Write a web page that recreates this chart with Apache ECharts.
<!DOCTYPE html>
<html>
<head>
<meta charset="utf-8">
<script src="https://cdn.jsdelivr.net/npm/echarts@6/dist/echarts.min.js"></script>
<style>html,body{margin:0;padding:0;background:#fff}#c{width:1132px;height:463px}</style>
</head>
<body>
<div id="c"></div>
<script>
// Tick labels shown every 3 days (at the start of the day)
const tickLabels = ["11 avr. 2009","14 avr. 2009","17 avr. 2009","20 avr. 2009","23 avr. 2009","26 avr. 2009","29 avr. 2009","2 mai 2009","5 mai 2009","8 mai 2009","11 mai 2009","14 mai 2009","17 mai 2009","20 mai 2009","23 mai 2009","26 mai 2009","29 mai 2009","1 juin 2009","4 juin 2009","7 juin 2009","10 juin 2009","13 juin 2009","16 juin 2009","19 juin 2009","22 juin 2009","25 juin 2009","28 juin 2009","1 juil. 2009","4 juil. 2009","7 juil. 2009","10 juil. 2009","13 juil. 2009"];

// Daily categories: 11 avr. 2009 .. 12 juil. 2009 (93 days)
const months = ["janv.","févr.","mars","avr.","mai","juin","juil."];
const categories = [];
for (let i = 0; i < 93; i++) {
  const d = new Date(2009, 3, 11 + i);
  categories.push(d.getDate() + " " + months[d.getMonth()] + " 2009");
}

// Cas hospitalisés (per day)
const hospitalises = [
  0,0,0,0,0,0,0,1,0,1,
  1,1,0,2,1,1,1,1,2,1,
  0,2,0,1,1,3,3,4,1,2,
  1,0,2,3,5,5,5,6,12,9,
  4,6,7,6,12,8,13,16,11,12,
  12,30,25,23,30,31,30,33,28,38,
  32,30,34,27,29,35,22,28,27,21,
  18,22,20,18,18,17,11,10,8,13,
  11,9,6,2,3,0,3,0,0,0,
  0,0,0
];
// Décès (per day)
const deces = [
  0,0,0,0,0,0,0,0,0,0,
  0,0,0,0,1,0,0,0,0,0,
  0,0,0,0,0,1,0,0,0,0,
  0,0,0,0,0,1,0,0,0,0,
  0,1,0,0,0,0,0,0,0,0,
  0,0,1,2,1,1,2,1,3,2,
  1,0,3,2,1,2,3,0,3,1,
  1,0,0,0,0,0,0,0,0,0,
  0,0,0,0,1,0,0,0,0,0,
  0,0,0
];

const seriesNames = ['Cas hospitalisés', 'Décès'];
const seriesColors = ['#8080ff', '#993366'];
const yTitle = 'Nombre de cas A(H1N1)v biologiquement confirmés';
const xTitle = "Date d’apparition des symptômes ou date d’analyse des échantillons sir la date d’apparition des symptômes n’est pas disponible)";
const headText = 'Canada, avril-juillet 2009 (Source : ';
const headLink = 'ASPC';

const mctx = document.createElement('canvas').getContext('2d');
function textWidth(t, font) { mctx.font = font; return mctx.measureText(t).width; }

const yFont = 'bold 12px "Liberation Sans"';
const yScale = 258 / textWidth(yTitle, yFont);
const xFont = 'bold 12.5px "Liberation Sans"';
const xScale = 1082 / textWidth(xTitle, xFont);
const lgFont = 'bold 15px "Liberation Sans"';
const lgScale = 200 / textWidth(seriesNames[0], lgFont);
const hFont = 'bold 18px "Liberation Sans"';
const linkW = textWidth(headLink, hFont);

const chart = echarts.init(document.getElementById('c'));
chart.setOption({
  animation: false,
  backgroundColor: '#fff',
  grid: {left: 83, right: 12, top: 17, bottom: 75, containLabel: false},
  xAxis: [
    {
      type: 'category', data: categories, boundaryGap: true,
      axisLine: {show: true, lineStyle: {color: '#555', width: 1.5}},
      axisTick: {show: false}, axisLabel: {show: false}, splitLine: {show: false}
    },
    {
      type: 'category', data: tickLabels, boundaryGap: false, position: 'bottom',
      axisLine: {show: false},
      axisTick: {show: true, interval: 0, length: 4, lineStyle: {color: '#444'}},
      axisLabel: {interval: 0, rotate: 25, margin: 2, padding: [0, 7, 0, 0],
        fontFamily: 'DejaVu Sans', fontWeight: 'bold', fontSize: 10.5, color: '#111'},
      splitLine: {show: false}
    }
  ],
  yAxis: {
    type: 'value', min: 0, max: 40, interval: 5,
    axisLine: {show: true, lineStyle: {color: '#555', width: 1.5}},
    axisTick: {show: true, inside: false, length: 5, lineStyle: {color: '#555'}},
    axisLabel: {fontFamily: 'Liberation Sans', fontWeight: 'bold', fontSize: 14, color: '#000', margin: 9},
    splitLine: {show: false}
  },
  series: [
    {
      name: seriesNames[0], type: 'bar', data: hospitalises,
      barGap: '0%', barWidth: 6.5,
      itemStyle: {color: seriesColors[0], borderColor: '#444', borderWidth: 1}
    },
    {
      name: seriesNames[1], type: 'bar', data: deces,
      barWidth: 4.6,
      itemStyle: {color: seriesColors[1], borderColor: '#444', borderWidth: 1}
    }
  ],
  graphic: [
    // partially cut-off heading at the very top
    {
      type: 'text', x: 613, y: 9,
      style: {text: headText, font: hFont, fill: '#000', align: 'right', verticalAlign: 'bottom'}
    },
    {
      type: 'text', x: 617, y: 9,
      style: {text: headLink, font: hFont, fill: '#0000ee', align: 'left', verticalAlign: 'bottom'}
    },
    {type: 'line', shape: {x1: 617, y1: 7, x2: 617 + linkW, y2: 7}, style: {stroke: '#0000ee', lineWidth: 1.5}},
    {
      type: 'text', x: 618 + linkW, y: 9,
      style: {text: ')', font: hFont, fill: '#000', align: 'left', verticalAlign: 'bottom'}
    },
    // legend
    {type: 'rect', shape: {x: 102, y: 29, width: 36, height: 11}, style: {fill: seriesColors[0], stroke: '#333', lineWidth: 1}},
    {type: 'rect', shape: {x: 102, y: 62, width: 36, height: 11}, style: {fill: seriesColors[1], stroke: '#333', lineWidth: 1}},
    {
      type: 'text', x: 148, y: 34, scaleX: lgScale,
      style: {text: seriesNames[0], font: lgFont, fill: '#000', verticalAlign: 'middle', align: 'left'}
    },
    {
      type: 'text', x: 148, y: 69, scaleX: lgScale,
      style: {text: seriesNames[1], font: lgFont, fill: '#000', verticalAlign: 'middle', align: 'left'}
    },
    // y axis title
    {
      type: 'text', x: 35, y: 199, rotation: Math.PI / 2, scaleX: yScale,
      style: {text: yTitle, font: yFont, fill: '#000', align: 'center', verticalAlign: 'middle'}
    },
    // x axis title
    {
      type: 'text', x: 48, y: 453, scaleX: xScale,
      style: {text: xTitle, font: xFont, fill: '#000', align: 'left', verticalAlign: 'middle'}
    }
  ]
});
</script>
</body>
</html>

— AIM —
Repeat the data above, word for word.

— RESPONSE FOR THIS EXERCISE —
Write a web page that recreates this chart with Apache ECharts.
<!DOCTYPE html>
<html>
<head>
<meta charset="utf-8">
<script src="https://cdn.jsdelivr.net/npm/echarts@6/dist/echarts.min.js"></script>
<style>html,body{margin:0;padding:0;background:#fff}#c{width:1132px;height:463px}</style>
</head>
<body>
<div id="c"></div>
<script>
// Tick labels shown every 3 days (at the start of the day)
const tickLabels = ["11 avr. 2009","14 avr. 2009","17 avr. 2009","20 avr. 2009","23 avr. 2009","26 avr. 2009","29 avr. 2009","2 mai 2009","5 mai 2009","8 mai 2009","11 mai 2009","14 mai 2009","17 mai 2009","20 mai 2009","23 mai 2009","26 mai 2009","29 mai 2009","1 juin 2009","4 juin 2009","7 juin 2009","10 juin 2009","13 juin 2009","16 juin 2009","19 juin 2009","22 juin 2009","25 juin 2009","28 juin 2009","1 juil. 2009","4 juil. 2009","7 juil. 2009","10 juil. 2009","13 juil. 2009"];

// Daily categories: 11 avr. 2009 .. 12 juil. 2009 (93 days)
const months = ["janv.","févr.","mars","avr.","mai","juin","juil."];
const categories = [];
for (let i = 0; i < 93; i++) {
  const d = new Date(2009, 3, 11 + i);
  categories.push(d.getDate() + " " + months[d.getMonth()] + " 2009");
}

// Cas hospitalisés (per day)
const hospitalises = [
  0,0,0,0,0,0,0,1,0,1,
  1,1,0,2,1,1,1,1,2,1,
  0,2,0,1,1,3,3,4,1,2,
  1,0,2,3,5,5,5,6,12,9,
  4,6,7,6,12,8,13,16,11,12,
  12,30,25,23,30,31,30,33,28,38,
  32,30,34,27,29,35,22,28,27,21,
  18,22,20,18,18,17,11,10,8,13,
  11,9,6,2,3,0,3,0,0,0,
  0,0,0
];
// Décès (per day)
const deces = [
  0,0,0,0,0,0,0,0,0,0,
  0,0,0,0,1,0,0,0,0,0,
  0,0,0,0,0,1,0,0,0,0,
  0,0,0,0,0,1,0,0,0,0,
  0,1,0,0,0,0,0,0,0,0,
  0,0,1,2,1,1,2,1,3,2,
  1,0,3,2,1,2,3,0,3,1,
  1,0,0,0,0,0,0,0,0,0,
  0,0,0,0,1,0,0,0,0,0,
  0,0,0
];

const seriesNames = ['Cas hospitalisés', 'Décès'];
const seriesColors = ['#8080ff', '#993366'];
const yTitle = 'Nombre de cas A(H1N1)v biologiquement confirmés';
const xTitle = "Date d’apparition des symptômes ou date d’analyse des échantillons sir la date d’apparition des symptômes n’est pas disponible)";
const headText = 'Canada, avril-juillet 2009 (Source : ';
const headLink = 'ASPC';

const mctx = document.createElement('canvas').getContext('2d');
function textWidth(t, font) { mctx.font = font; return mctx.measureText(t).width; }

const yFont = 'bold 12px "Liberation Sans"';
const yScale = 258 / textWidth(yTitle, yFont);
const xFont = 'bold 12.5px "Liberation Sans"';
const xScale = 1082 / textWidth(xTitle, xFont);
const lgFont = 'bold 15px "Liberation Sans"';
const lgScale = 200 / textWidth(seriesNames[0], lgFont);
const hFont = 'bold 18px "Liberation Sans"';
const linkW = textWidth(headLink, hFont);

const chart = echarts.init(document.getElementById('c'));
chart.setOption({
  animation: false,
  backgroundColor: '#fff',
  grid: {left: 83, right: 12, top: 17, bottom: 75, containLabel: false},
  xAxis: [
    {
      type: 'category', data: categories, boundaryGap: true,
      axisLine: {show: true, lineStyle: {color: '#555', width: 1.5}},
      axisTick: {show: false}, axisLabel: {show: false}, splitLine: {show: false}
    },
    {
      type: 'category', data: tickLabels, boundaryGap: false, position: 'bottom',
      axisLine: {show: false},
      axisTick: {show: true, interval: 0, length: 4, lineStyle: {color: '#444'}},
      axisLabel: {interval: 0, rotate: 25, margin: 2, padding: [0, 7, 0, 0],
        fontFamily: 'DejaVu Sans', fontWeight: 'bold', fontSize: 10.5, color: '#111'},
      splitLine: {show: false}
    }
  ],
  yAxis: {
    type: 'value', min: 0, max: 40, interval: 5,
    axisLine: {show: true, lineStyle: {color: '#555', width: 1.5}},
    axisTick: {show: true, inside: false, length: 5, lineStyle: {color: '#555'}},
    axisLabel: {fontFamily: 'Liberation Sans', fontWeight: 'bold', fontSize: 14, color: '#000', margin: 9},
    splitLine: {show: false}
  },
  series: [
    {
      name: seriesNames[0], type: 'bar', data: hospitalises,
      barGap: '0%', barWidth: 6.5,
      itemStyle: {color: seriesColors[0], borderColor: '#444', borderWidth: 1}
    },
    {
      name: seriesNames[1], type: 'bar', data: deces,
      barWidth: 4.6,
      itemStyle: {color: seriesColors[1], borderColor: '#444', borderWidth: 1}
    }
  ],
  graphic: [
    // partially cut-off heading at the very top
    {
      type: 'text', x: 613, y: 9,
      style: {text: headText, font: hFont, fill: '#000', align: 'right', verticalAlign: 'bottom'}
    },
    {
      type: 'text', x: 617, y: 9,
      style: {text: headLink, font: hFont, fill: '#0000ee', align: 'left', verticalAlign: 'bottom'}
    },
    {type: 'line', shape: {x1: 617, y1: 7, x2: 617 + linkW, y2: 7}, style: {stroke: '#0000ee', lineWidth: 1.5}},
    {
      type: 'text', x: 618 + linkW, y: 9,
      style: {text: ')', font: hFont, fill: '#000', align: 'left', verticalAlign: 'bottom'}
    },
    // legend
    {type: 'rect', shape: {x: 102, y: 29, width: 36, height: 11}, style: {fill: seriesColors[0], stroke: '#333', lineWidth: 1}},
    {type: 'rect', shape: {x: 102, y: 62, width: 36, height: 11}, style: {fill: seriesColors[1], stroke: '#333', lineWidth: 1}},
    {
      type: 'text', x: 148, y: 34, scaleX: lgScale,
      style: {text: seriesNames[0], font: lgFont, fill: '#000', verticalAlign: 'middle', align: 'left'}
    },
    {
      type: 'text', x: 148, y: 69, scaleX: lgScale,
      style: {text: seriesNames[1], font: lgFont, fill: '#000', verticalAlign: 'middle', align: 'left'}
    },
    // y axis title
    {
      type: 'text', x: 35, y: 199, rotation: Math.PI / 2, scaleX: yScale,
      style: {text: yTitle, font: yFont, fill: '#000', align: 'center', verticalAlign: 'middle'}
    },
    // x axis title
    {
      type: 'text', x: 48, y: 453, scaleX: xScale,
      style: {text: xTitle, font: xFont, fill: '#000', align: 'left', verticalAlign: 'middle'}
    }
  ]
});
</script>
</body>
</html>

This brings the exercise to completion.